▶ **Written task**
Look through the listing below for the line containing "Recreate this image as a LaTeX". Copy it and each line after it up to and including the line containing "(rs) at (683,565)", exactly, leaving out pictures.

▶ **Exercise inputs**
Start
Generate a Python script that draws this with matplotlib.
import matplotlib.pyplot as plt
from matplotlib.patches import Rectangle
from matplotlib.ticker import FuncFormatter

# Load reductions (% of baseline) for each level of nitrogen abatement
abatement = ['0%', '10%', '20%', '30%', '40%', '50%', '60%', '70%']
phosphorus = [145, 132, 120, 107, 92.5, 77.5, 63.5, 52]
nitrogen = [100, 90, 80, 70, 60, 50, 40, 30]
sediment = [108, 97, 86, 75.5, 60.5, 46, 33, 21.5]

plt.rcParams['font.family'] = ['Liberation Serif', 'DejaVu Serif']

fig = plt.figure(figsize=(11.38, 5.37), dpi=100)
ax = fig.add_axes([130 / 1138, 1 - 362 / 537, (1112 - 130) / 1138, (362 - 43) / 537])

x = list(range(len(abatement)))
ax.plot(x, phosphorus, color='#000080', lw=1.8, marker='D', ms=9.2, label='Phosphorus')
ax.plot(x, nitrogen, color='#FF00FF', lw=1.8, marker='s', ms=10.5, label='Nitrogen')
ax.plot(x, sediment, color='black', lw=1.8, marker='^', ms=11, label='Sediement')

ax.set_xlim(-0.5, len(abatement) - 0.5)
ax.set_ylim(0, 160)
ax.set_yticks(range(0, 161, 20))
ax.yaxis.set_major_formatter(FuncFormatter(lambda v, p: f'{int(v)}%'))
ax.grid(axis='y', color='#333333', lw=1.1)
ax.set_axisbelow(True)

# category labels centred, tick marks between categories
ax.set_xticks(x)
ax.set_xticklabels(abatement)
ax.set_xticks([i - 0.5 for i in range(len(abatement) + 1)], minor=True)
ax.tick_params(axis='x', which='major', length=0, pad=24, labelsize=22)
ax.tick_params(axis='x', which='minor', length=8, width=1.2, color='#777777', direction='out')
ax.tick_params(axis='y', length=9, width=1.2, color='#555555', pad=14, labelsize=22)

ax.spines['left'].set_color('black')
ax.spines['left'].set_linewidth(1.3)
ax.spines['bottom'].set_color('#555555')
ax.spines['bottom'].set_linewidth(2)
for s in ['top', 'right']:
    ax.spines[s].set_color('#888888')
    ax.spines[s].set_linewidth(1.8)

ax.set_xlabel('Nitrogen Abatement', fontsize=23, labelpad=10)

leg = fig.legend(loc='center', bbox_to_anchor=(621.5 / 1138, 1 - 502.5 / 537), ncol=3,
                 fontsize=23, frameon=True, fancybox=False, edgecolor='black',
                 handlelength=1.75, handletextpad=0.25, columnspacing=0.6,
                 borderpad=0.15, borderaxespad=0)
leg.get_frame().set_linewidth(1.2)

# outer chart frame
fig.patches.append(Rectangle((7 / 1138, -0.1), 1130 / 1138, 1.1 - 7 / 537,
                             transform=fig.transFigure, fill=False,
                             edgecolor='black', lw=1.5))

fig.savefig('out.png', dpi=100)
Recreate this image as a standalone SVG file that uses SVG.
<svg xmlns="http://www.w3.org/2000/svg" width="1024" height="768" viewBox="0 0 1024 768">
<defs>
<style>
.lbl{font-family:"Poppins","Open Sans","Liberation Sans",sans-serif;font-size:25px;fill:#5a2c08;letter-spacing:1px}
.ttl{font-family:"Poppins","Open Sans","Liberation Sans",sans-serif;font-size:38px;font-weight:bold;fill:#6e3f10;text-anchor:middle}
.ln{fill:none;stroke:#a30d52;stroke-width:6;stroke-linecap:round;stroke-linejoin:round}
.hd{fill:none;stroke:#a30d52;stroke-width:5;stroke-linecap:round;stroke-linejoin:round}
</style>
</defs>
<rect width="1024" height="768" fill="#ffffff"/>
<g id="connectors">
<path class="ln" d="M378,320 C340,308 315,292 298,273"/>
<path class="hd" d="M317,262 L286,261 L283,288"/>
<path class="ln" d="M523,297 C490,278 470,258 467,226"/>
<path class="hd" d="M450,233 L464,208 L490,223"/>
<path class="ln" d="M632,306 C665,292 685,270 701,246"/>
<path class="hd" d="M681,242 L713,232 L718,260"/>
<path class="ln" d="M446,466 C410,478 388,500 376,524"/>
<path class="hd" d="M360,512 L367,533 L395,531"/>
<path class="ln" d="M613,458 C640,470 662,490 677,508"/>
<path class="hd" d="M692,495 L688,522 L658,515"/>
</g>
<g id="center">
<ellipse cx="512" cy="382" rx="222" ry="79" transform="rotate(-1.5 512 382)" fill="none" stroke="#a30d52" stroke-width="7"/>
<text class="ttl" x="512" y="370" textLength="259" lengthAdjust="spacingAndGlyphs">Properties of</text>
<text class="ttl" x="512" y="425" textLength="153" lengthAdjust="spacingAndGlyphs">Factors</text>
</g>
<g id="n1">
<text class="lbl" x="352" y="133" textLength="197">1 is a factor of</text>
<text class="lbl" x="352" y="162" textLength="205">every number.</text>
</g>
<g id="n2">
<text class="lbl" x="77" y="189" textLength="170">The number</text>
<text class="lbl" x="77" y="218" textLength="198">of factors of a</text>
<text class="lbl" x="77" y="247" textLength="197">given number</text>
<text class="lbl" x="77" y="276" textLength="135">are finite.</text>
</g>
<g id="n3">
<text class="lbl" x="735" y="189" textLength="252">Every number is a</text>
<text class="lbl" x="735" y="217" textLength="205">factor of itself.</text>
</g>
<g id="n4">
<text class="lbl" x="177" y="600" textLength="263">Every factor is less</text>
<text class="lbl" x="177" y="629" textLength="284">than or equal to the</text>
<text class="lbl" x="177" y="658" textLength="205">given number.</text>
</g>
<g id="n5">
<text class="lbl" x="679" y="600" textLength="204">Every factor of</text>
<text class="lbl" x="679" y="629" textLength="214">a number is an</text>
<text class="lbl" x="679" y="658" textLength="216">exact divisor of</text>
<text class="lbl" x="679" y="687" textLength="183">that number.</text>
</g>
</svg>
End
Start
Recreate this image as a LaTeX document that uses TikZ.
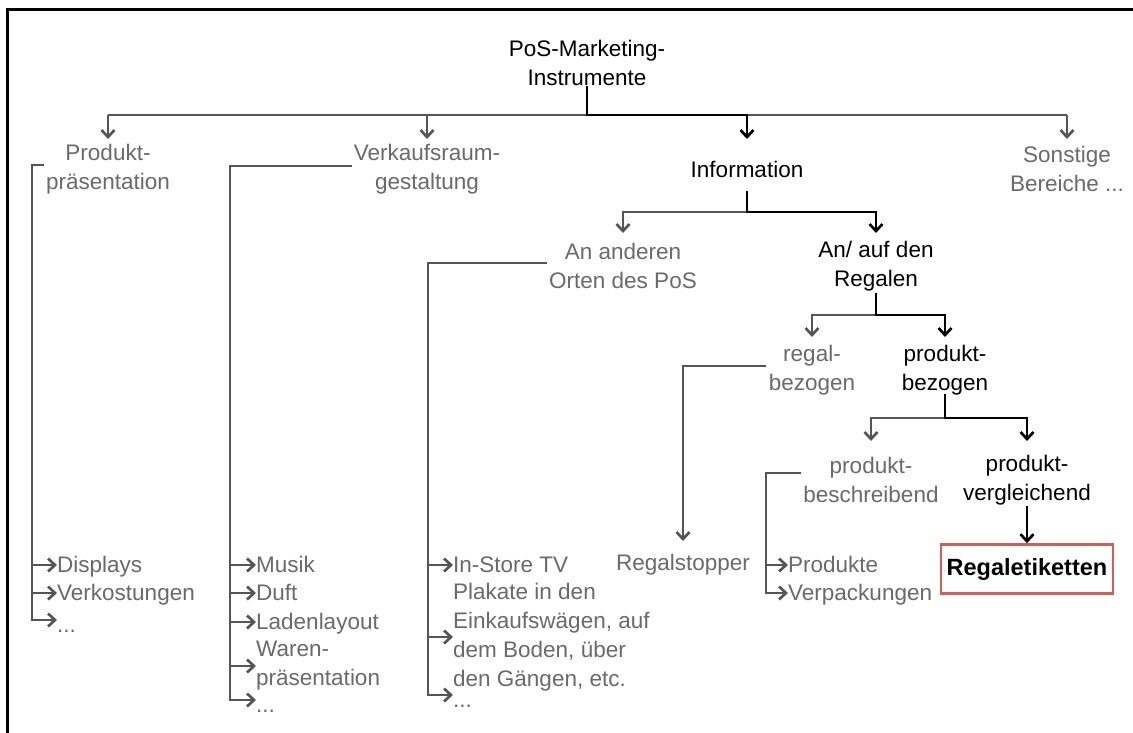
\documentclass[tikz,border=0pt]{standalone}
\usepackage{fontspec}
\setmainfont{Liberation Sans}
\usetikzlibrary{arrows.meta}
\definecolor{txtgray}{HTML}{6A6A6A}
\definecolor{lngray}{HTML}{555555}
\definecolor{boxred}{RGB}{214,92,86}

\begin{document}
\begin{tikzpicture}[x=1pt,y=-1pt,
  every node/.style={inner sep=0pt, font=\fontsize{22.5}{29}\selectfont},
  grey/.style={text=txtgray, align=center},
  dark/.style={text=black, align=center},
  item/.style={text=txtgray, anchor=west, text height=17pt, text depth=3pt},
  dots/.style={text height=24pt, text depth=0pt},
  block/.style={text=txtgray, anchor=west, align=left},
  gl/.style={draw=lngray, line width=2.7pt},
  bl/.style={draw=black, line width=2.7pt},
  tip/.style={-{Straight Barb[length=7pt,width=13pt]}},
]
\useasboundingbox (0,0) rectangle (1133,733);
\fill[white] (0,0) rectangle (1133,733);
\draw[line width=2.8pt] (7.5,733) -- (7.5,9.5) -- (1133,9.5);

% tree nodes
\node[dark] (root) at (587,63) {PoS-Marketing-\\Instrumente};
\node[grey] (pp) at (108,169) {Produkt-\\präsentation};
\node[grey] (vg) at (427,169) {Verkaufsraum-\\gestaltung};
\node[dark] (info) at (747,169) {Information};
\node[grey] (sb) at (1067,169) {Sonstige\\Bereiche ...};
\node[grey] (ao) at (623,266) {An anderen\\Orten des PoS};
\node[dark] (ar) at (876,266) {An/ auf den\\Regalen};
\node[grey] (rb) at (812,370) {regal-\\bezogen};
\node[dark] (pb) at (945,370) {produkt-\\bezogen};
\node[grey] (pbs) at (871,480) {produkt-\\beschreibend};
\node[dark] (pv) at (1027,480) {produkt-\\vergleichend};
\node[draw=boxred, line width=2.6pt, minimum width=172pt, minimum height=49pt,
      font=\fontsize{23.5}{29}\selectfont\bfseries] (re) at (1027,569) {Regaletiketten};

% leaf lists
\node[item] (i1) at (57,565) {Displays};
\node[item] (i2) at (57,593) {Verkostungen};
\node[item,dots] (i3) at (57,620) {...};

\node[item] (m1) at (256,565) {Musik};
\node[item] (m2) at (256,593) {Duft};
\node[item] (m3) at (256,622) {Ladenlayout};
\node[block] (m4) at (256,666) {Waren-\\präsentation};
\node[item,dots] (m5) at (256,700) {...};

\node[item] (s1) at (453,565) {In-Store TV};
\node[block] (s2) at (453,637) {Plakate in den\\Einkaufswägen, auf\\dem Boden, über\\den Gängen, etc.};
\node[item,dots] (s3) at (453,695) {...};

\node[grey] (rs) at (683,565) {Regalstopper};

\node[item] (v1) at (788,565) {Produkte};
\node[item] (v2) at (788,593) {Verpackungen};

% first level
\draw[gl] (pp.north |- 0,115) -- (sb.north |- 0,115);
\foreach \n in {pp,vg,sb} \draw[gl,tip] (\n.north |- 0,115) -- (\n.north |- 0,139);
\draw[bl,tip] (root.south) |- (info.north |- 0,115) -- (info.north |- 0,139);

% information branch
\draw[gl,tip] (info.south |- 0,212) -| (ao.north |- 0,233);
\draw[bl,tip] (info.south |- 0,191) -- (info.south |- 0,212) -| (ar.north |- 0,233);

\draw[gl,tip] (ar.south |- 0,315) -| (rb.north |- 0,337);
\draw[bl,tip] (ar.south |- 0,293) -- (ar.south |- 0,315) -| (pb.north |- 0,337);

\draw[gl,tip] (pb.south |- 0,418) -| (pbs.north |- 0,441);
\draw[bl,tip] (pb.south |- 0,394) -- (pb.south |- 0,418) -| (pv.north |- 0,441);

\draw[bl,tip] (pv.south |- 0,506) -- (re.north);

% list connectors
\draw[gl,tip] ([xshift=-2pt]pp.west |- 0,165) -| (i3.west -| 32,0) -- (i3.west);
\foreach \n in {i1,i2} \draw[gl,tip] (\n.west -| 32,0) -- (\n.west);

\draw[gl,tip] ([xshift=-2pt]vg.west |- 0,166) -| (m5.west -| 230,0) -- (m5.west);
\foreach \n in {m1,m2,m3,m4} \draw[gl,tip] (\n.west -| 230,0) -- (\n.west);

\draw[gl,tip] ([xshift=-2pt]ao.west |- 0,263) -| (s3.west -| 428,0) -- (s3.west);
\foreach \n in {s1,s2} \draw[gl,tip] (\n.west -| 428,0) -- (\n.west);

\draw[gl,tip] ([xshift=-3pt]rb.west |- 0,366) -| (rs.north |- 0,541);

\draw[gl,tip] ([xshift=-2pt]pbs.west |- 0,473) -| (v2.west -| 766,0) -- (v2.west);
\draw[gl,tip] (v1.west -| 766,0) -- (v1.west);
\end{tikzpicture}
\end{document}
End
▶ **Task output**
Recreate this image as a LaTeX document that uses TikZ.
\documentclass[tikz,border=0pt]{standalone}
\usepackage{fontspec}
\setmainfont{Liberation Sans}
\usetikzlibrary{arrows.meta}
\definecolor{txtgray}{HTML}{6A6A6A}
\definecolor{lngray}{HTML}{555555}
\definecolor{boxred}{RGB}{214,92,86}

\begin{document}
\begin{tikzpicture}[x=1pt,y=-1pt,
  every node/.style={inner sep=0pt, font=\fontsize{22.5}{29}\selectfont},
  grey/.style={text=txtgray, align=center},
  dark/.style={text=black, align=center},
  item/.style={text=txtgray, anchor=west, text height=17pt, text depth=3pt},
  dots/.style={text height=24pt, text depth=0pt},
  block/.style={text=txtgray, anchor=west, align=left},
  gl/.style={draw=lngray, line width=2.7pt},
  bl/.style={draw=black, line width=2.7pt},
  tip/.style={-{Straight Barb[length=7pt,width=13pt]}},
]
\useasboundingbox (0,0) rectangle (1133,733);
\fill[white] (0,0) rectangle (1133,733);
\draw[line width=2.8pt] (7.5,733) -- (7.5,9.5) -- (1133,9.5);

% tree nodes
\node[dark] (root) at (587,63) {PoS-Marketing-\\Instrumente};
\node[grey] (pp) at (108,169) {Produkt-\\präsentation};
\node[grey] (vg) at (427,169) {Verkaufsraum-\\gestaltung};
\node[dark] (info) at (747,169) {Information};
\node[grey] (sb) at (1067,169) {Sonstige\\Bereiche ...};
\node[grey] (ao) at (623,266) {An anderen\\Orten des PoS};
\node[dark] (ar) at (876,266) {An/ auf den\\Regalen};
\node[grey] (rb) at (812,370) {regal-\\bezogen};
\node[dark] (pb) at (945,370) {produkt-\\bezogen};
\node[grey] (pbs) at (871,480) {produkt-\\beschreibend};
\node[dark] (pv) at (1027,480) {produkt-\\vergleichend};
\node[draw=boxred, line width=2.6pt, minimum width=172pt, minimum height=49pt,
      font=\fontsize{23.5}{29}\selectfont\bfseries] (re) at (1027,569) {Regaletiketten};

% leaf lists
\node[item] (i1) at (57,565) {Displays};
\node[item] (i2) at (57,593) {Verkostungen};
\node[item,dots] (i3) at (57,620) {...};

\node[item] (m1) at (256,565) {Musik};
\node[item] (m2) at (256,593) {Duft};
\node[item] (m3) at (256,622) {Ladenlayout};
\node[block] (m4) at (256,666) {Waren-\\präsentation};
\node[item,dots] (m5) at (256,700) {...};

\node[item] (s1) at (453,565) {In-Store TV};
\node[block] (s2) at (453,637) {Plakate in den\\Einkaufswägen, auf\\dem Boden, über\\den Gängen, etc.};
\node[item,dots] (s3) at (453,695) {...};

\node[grey] (rs) at (683,565) {Regalstopper};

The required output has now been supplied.